University News | October 01, 2018
Marc Abrahams, founder of the Ig Nobel Prize, visited Hokkaido University on September 26th to participate in a special discussion event titled “Research for Laughter, Research for Thinking”. He was joined by two Ig Nobel recipients from Hokkaido University; Professor Toshiyuki Nakagaki, winner of both the 2008 “Ig Nobel Cognitive Science Prize” and the 2010 “Ig Nobel Transportation Planning Prize” for his research on slime molds, and Associate Professor Kazunori Yoshizawa, who won the 2017 “Ig Nobel Biology Prize” for discovering reversed sexual organs in a species of cave insect.
Founded in 1991 and dubbed a parody of the Nobel Prize, Ig Nobel Prizes are awarded each year to “achievements that make people laugh, and then think.” The award ceremony is held yearly at Harvard University and attended by both Ig Nobel Prize winners and actual Nobel Prize winners. Research awarded an Ig Nobel often become points of interest inside and outside the scientific community. Describing the prize, Abrahams explained “For most people, the immediate reaction when they find something so surprising, so far outside their experience, is laughing. So that’s why laughter is an important quality for research and the prize.”
During the discussion event, Abrahams challenged Nakagaki and Yoshizawa to try a new style of lectures which he named “Two/Too Lectures.” In this lecture, the lecturer explains their research in just two minutes, and then explains the same thing again, in two minutes, but using a completely different metaphor. “When a good teacher finds an explanation does not work and a student does not understand, the teacher tries to think of a completely different way to explain it.

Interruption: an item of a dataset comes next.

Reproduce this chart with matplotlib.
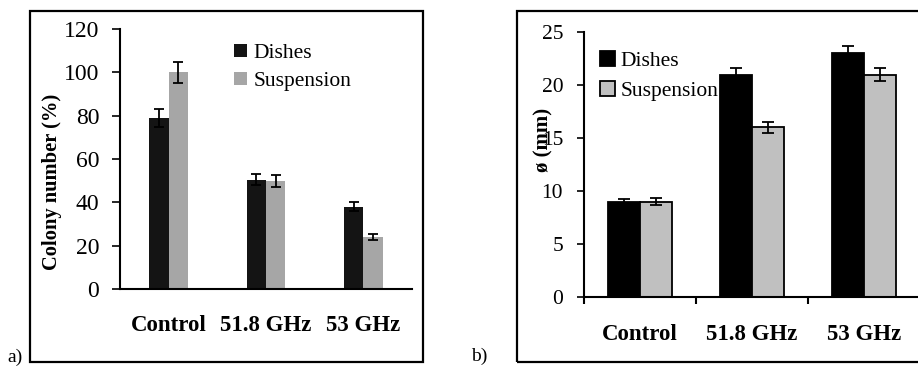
import matplotlib
matplotlib.use('Agg')
from matplotlib import pyplot as plt
from matplotlib.patches import Rectangle
import numpy as np

plt.rcParams['font.family'] = ['Liberation Serif', 'DejaVu Serif']

groups = ['Control', '51.8 GHz', '53 GHz']

# panel a) colony number (%)
colony_dishes = [79, 50.5, 38]
colony_dishes_err = [4, 2.7, 2]
colony_susp = [100, 50, 24]
colony_susp_err = [5, 2.7, 1.2]

# panel b) diameter (mm)
diam_dishes = [9, 21, 23]
diam_dishes_err = [0.2, 0.6, 0.7]
diam_susp = [9, 16, 21]
diam_susp_err = [0.3, 0.5, 0.6]

W, H = 918, 366


def fx(px):
    return px / W


def fy(py):
    return 1 - py / H


fig = plt.figure(figsize=(W / 100, H / 100), dpi=100)

# outer frames
fig.patches.append(Rectangle((fx(30), fy(362)), fx(393), (362 - 11) / H, transform=fig.transFigure,
                             fill=False, lw=1.6, ec='black'))
fig.patches.append(Rectangle((fx(517), fy(362)), fx(420), (362 - 11) / H, transform=fig.transFigure,
                             fill=False, lw=1.6, ec='black', clip_on=False))
fig.text(fx(7), fy(357), 'a)', fontsize=14, va='center', ha='left')
fig.text(fx(471), fy(356), 'b)', fontsize=14, va='center', ha='left')

x = np.arange(len(groups))

# ---- panel a
ax = fig.add_axes([fx(120), fy(289), fx(292), 260 / H])
w = 0.2
ax.bar(x - w / 2, colony_dishes, w, color='#141414', label='Dishes',
       yerr=colony_dishes_err, capsize=3.3, error_kw=dict(elinewidth=1.3, capthick=1.3, ecolor='black'))
ax.bar(x + w / 2, colony_susp, w, color='#a6a6a6', label='Suspension',
       yerr=colony_susp_err, capsize=3.3, error_kw=dict(elinewidth=1.3, capthick=1.3, ecolor='black'))
ax.set_xlim(-0.5, 2.5)
ax.set_ylim(0, 120)
ax.set_yticks(range(0, 121, 20))
ax.set_xticks(x)
ax.set_xticklabels(groups, fontweight='bold', fontsize=16.5)
ax.tick_params(axis='x', length=0, pad=19)
ax.tick_params(axis='y', length=6, width=1.2, labelsize=17, pad=9)
for s in ['top', 'right']:
    ax.spines[s].set_visible(False)
for s in ['left', 'bottom']:
    ax.spines[s].set_linewidth(1.5)
ax.legend(loc='upper left', bbox_to_anchor=(fx(223), fy(33)), bbox_transform=fig.transFigure,
          frameon=False, fontsize=15.5, handlelength=0.6, handleheight=0.6, handletextpad=0.3,
          labelspacing=0.4, borderpad=0)
fig.text(fx(52), fy(182), 'Colony number (%)', rotation=90, fontsize=14.8, fontweight='bold',
         ha='center', va='center')

# ---- panel b
bx = fig.add_axes([fx(584), fy(296.7), fx(336), 264.4 / H])
w = 0.286
bx.bar(x - w / 2, diam_dishes, w, color='black', edgecolor='black', lw=1.3, label='Dishes',
       yerr=diam_dishes_err, capsize=4.2, error_kw=dict(elinewidth=1.3, capthick=1.3, ecolor='black'))
bx.bar(x + w / 2, diam_susp, w, color='#c0c0c0', edgecolor='black', lw=1.3, label='Suspension',
       yerr=diam_susp_err, capsize=4.2, error_kw=dict(elinewidth=1.3, capthick=1.3, ecolor='black'))
bx.set_xlim(-0.5, 2.5)
bx.set_ylim(0, 25)
bx.set_yticks(range(0, 26, 5))
bx.set_xticks(x)
bx.set_xticklabels(groups, fontweight='bold', fontsize=16.5)
bx.set_xticks(np.arange(-0.5, 3, 1), minor=True)
bx.tick_params(axis='x', which='major', length=0, pad=20)
bx.tick_params(axis='x', which='minor', length=5, width=1.5, direction='out')
bx.tick_params(axis='y', length=5, width=1.2, labelsize=15.5, pad=10)
for s in ['top', 'right']:
    bx.spines[s].set_visible(False)
for s in ['left', 'bottom']:
    bx.spines[s].set_linewidth(1.5)
bx.legend(loc='upper left', bbox_to_anchor=(fx(589), fy(40)), bbox_transform=fig.transFigure,
          frameon=False, fontsize=15.5, handlelength=0.7, handleheight=0.7, handletextpad=0.25,
          labelspacing=0.45, borderpad=0)
fig.text(fx(543), fy(140), 'ø (mm)', rotation=90, fontsize=15, fontweight='bold',
         ha='center', va='center')

fig.savefig('out.png', dpi=100)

I wanted to experiment that today,” Abrahams said. Following both two-minute presentations, the audience voted for which short talk was more understandable.

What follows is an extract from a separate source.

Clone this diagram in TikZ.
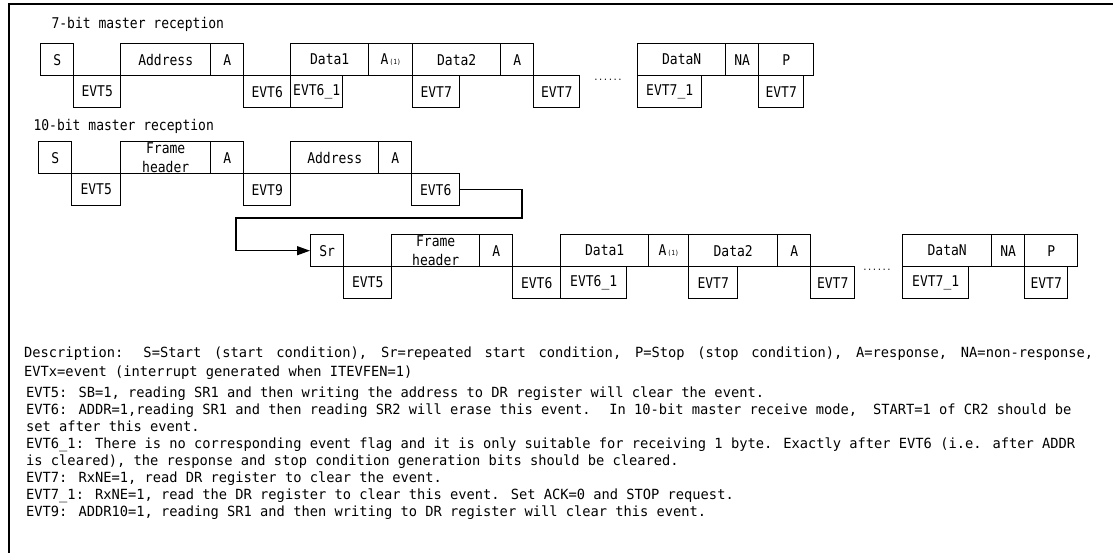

In a Q&A session following the event, a student asked Abrahams for his opinion on current government policies that tend to fund applied research rather than fundamental research. Abrahams responded, “Research is when somebody looks for something that nobody understands yet. It’s risky and frustrating. Most of the time you will fail, and you know that in advance. So doing research and funding research is frustrating for governments and companies, but that’s the true cost. If you do not spend time and money to do that, it will be much more expensive because it means nothing will ever improve.”
At the end of the event, the audience threw paper airplanes at the lecturers, replicating the tradition at the actual Ig Nobel Prize ceremony.
As of now, Japanese researchers have claimed 23 Ig Nobels, and this year marks the 12th consecutive year a Japanese researcher has taken one of the prizes. Hokkaido University is so far the only university in Japan that has produced two winners. From September 22nd to November 4th, Gallery AaMo at Tokyo Dome City is holding the world’s first official Ig Nobel Prize Exhibition.
The event was hosted by the Communication in Science and Technology Education and Research Program (CoSTEP) and the university’s public relations division, organized by Specially Appointed Assistant Professor Kiyoshi Furusawa of CoSTEP, and held at Enyu Gakusya on the Sapporo Campus.